Current order weakness may, however, reflect a decision by carriers to withhold orders until Bombardier proves it can deliver the plane on schedule. If the C Series does come in roughly on budget and on schedule and sells, it could expand the company’s earnings power materially. List prices for the 110-seater and 130-seater are $58mm and $78mm respectively. 100 planes per year (the company claims it will sell 175 per year) at average price of $55mm (assume 20% discount to list) would deliver about $5.5 billion of revenue versus current total 2012 commercial manufacturing revenue of about $2 billion.

 

Capital Allocation

The business risks to this investment are relatively low. The ROIC and competitive position of about 90% of the earnings are excellent. Apart from sustained global recession, the likelihood of long-term material declines from expected 2012 earnings level of $0.43-0.53 is low and more than compensated for by  the 7-8x earnings multiple.

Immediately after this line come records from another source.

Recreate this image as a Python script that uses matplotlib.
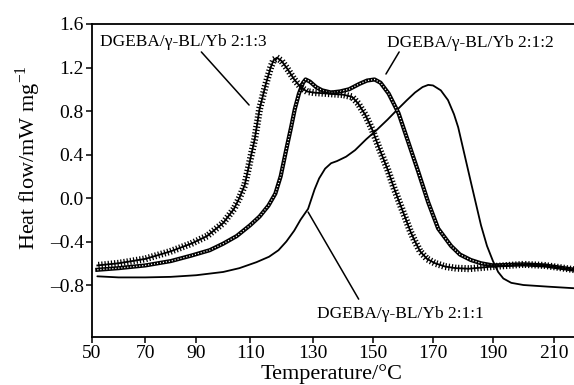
import numpy as np
import matplotlib
matplotlib.use("Agg")
import matplotlib.pyplot as plt
import matplotlib.patheffects as pe

plt.rcParams['font.family'] = ['Liberation Serif', 'DejaVu Serif']
plt.rcParams['mathtext.fontset'] = 'custom'
plt.rcParams['mathtext.rm'] = 'Liberation Serif'

# DGEBA/γ-BL/Yb 2:1:3
t_213 = [52, 60, 70, 80, 88, 94, 100, 104, 106, 108, 110, 111.5, 113, 115, 116.5, 117.5, 118.5,
         120, 122, 124, 126, 128, 130, 135, 140, 143, 145, 147.5, 149.7, 152, 154.9, 157, 159.2,
         161, 162.5, 164, 165.7, 168, 170.7, 174, 177.6, 182, 190, 200, 207, 212, 217]
v_213 = [-0.62, -0.60, -0.56, -0.49, -0.42, -0.35, -0.23, -0.10, 0.00, 0.12, 0.35, 0.55, 0.82,
         1.05, 1.20, 1.27, 1.29, 1.26, 1.18, 1.09, 1.02, 0.98, 0.97, 0.96, 0.95, 0.93, 0.87, 0.76,
         0.63, 0.46, 0.26, 0.09, -0.07, -0.20, -0.31, -0.40, -0.49, -0.56, -0.60, -0.63, -0.645,
         -0.65, -0.63, -0.61, -0.62, -0.64, -0.66]

# DGEBA/γ-BL/Yb 2:1:2
t_212 = [52, 60, 70, 75, 80, 88, 95, 100, 105, 110, 113, 115.8, 118, 119.7, 121.5, 123, 124.2,
         125.5, 126.8, 127.6, 129, 131, 133, 136, 139, 142, 145.5, 148, 150.5, 152.5, 155.2,
         158.5, 161.8, 165.1, 168.4, 171.7, 176, 179, 182.6, 186, 190, 200, 207, 212, 217]
v_212 = [-0.66, -0.645, -0.62, -0.60, -0.58, -0.53, -0.48, -0.42, -0.35, -0.25, -0.17, -0.07,
         0.04, 0.20, 0.45, 0.65, 0.82, 0.96, 1.06, 1.09, 1.07, 1.02, 0.99, 0.97, 0.98, 1.00, 1.05,
         1.08, 1.09, 1.06, 0.96, 0.78, 0.51, 0.24, -0.04, -0.28, -0.44, -0.52, -0.57, -0.60,
         -0.62, -0.61, -0.62, -0.64, -0.66]

# DGEBA/γ-BL/Yb 2:1:1
t_211 = [52, 60, 70, 80, 90, 100, 106, 112, 116, 119, 121.5, 124, 126, 128.4, 130.5, 132, 134,
         136, 138, 141, 144, 147.7, 151, 154.8, 158, 161.3, 164, 166.5, 168.4, 170, 172.6, 175,
         177, 178.4, 180.5, 182.6, 184.3, 186, 188, 190, 191.7, 193.4, 196, 200, 208, 217]
v_211 = [-0.72, -0.73, -0.73, -0.725, -0.71, -0.68, -0.645, -0.59, -0.54, -0.48, -0.40, -0.30,
         -0.20, -0.10, 0.08, 0.18, 0.27, 0.32, 0.34, 0.38, 0.44, 0.54, 0.62, 0.72, 0.81, 0.90,
         0.97, 1.02, 1.04, 1.035, 0.99, 0.90, 0.77, 0.65, 0.40, 0.15, -0.05, -0.25, -0.44, -0.58,
         -0.68, -0.74, -0.78, -0.80, -0.815, -0.83]

x_ticks = [50, 70, 90, 110, 130, 150, 170, 190, 210]
y_ticks = [-0.8, -0.4, 0.0, 0.4, 0.8, 1.2, 1.6]
y_tick_labels = ['\u20130.8', '\u20130.4', '0.0', '0.4', '0.8', '1.2', '1.6']
labels = ['DGEBA/\u03b3-BL/Yb 2:1:3', 'DGEBA/\u03b3-BL/Yb 2:1:2', 'DGEBA/\u03b3-BL/Yb 2:1:1']

# the printed temperature axis is slightly non-uniform: relative tick spacing
_knot_t = np.array([0, 50, 70, 90, 110, 130, 150, 170, 190, 210, 300], dtype=float)
_knot_p = np.array([-41.6, 91.7, 145, 196, 250, 313, 373, 433, 493, 554, 824], dtype=float)


def _fwd(t):
    return np.interp(t, _knot_t, _knot_p)


def _inv(p):
    return np.interp(p, _knot_p, _knot_t)


fig = plt.figure(figsize=(5.74, 3.85), dpi=100)
ax = fig.add_axes([92 / 574, 48 / 385, 482 / 574, 313 / 385])
ax.set_xscale('function', functions=(_fwd, _inv))

# 2:1:1 thin solid line
ax.plot(t_211, v_211, color='black', lw=1.3, solid_capstyle='round')

# 2:1:2 chain of open circles
ax.plot(t_212, v_212, color='black', lw=3.0, solid_joinstyle='round')
ax.plot(t_212, v_212, color='white', lw=0.9, linestyle=(0, (0.9, 1.5)))

# 2:1:3 crosses
ax.plot(t_213, v_213, color='black', lw=1.3, solid_joinstyle='round',
        path_effects=[pe.Normal(),
                      pe.TickedStroke(angle=90, spacing=2.3, length=0.9, linewidth=0.9),
                      pe.TickedStroke(angle=-90, spacing=2.3, length=0.9, linewidth=0.9)])

ax.set_xlim(50, 216.7)
ax.set_ylim(-1.278, 1.6)
ax.set_xticks(x_ticks)
ax.set_xticklabels([str(t) for t in x_ticks])
ax.minorticks_off()
ax.set_yticks(y_ticks)
ax.set_yticklabels(y_tick_labels)
ax.spines['right'].set_visible(False)
for s in ['left', 'bottom', 'top']:
    ax.spines[s].set_linewidth(1.3)
ax.tick_params(direction='out', length=4, width=1.1, labelsize=14, pad=2)

ax.set_xlabel('Temperature/\u00b0C', fontsize=16)
ax.xaxis.set_label_coords(0.496, -0.085)
ax.set_ylabel('Heat flow/mW mg$^{-1}$', fontsize=16)
ax.yaxis.set_label_coords(-0.102, 0.572)

fs = 12.5
line_kw = dict(arrowstyle='-', color='black', lw=1.1, shrinkA=0, shrinkB=0)
ax.text(84.9, 1.435, labels[0], fontsize=fs, ha='center', va='center')
ax.annotate('', xy=(109.6, 0.855), xytext=(91.9, 1.343), arrowprops=line_kw)
ax.text(182.3, 1.425, labels[1], fontsize=fs, ha='center', va='center')
ax.annotate('', xy=(154.3, 1.14), xytext=(158.7, 1.343), arrowprops=line_kw)
ax.text(159.0, -1.067, labels[2], fontsize=fs, ha='center', va='center')
ax.annotate('', xy=(128.4, -0.129), xytext=(145.2, -0.93), arrowprops=line_kw)

fig.savefig('out.png', dpi=100)
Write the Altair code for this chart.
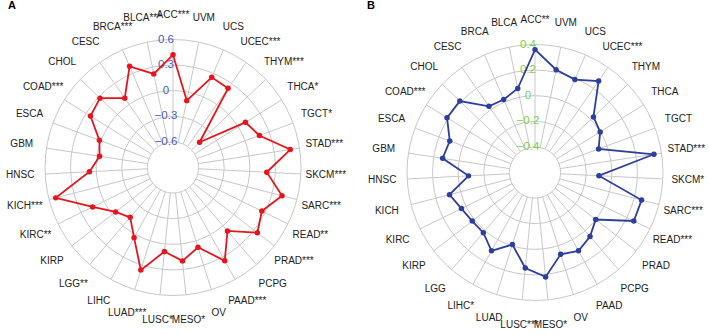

Capital allocation poses a greater risk. The Beaudoin family uses dual-class voting stock to control the company. They excessively levered the balance sheet just prior to 9/11, forcing them to sell the recreation division (to themselves) and sell Bombardier equity at depressed prices into a recession. Laurent Beaudoin, then Chairman, shifted responsibility squarely onto the existing CEO, whom he fired, and installed the well-respected Paul Tellier as CEO. Beaudoin proceeded to inexplicably fire Tellier 2 years later in the wake of good performance. The current CEO, none other than Laurent Beaudoin’s son Pierre, ran the Aerospace division from 2001-2008. This record, more than business risk, may explain the company’s current low valuation. The stock has done nothing but lose money for investors for a decade.

That may also be the opportunity. Even including the 2001 wipeout, the stock has returned nearly 14% (including dividends) for 30 years. The Transportation segment margin has improved steadily over the last decade and the business jets unit has grown profits in line with GD’s Gulfstream. There is opportunity to increase margins in business jets (which are much lower than Gulfstream) and the Beaudoins have committed the company to do so. I would classify their 2001 balance sheet mistake as an error in judgment rather than demonstrating indifference to shareholder value. The 2001 acquisition that destabilized the company’s capital structure would have been an excellent use of capital had it been equity financed; they paid about 2x 2012 EBIT. Since then, the company has paid down debt and, apart from the C Series, not made major capital allocation errors. If 90-150 C Series planes can be sold per year at high single digit margins, the $3.4 billion investment in the plane will have been a good use of capital. If the C Series turns into a bust, I would not expect another large mistake from them for a long time.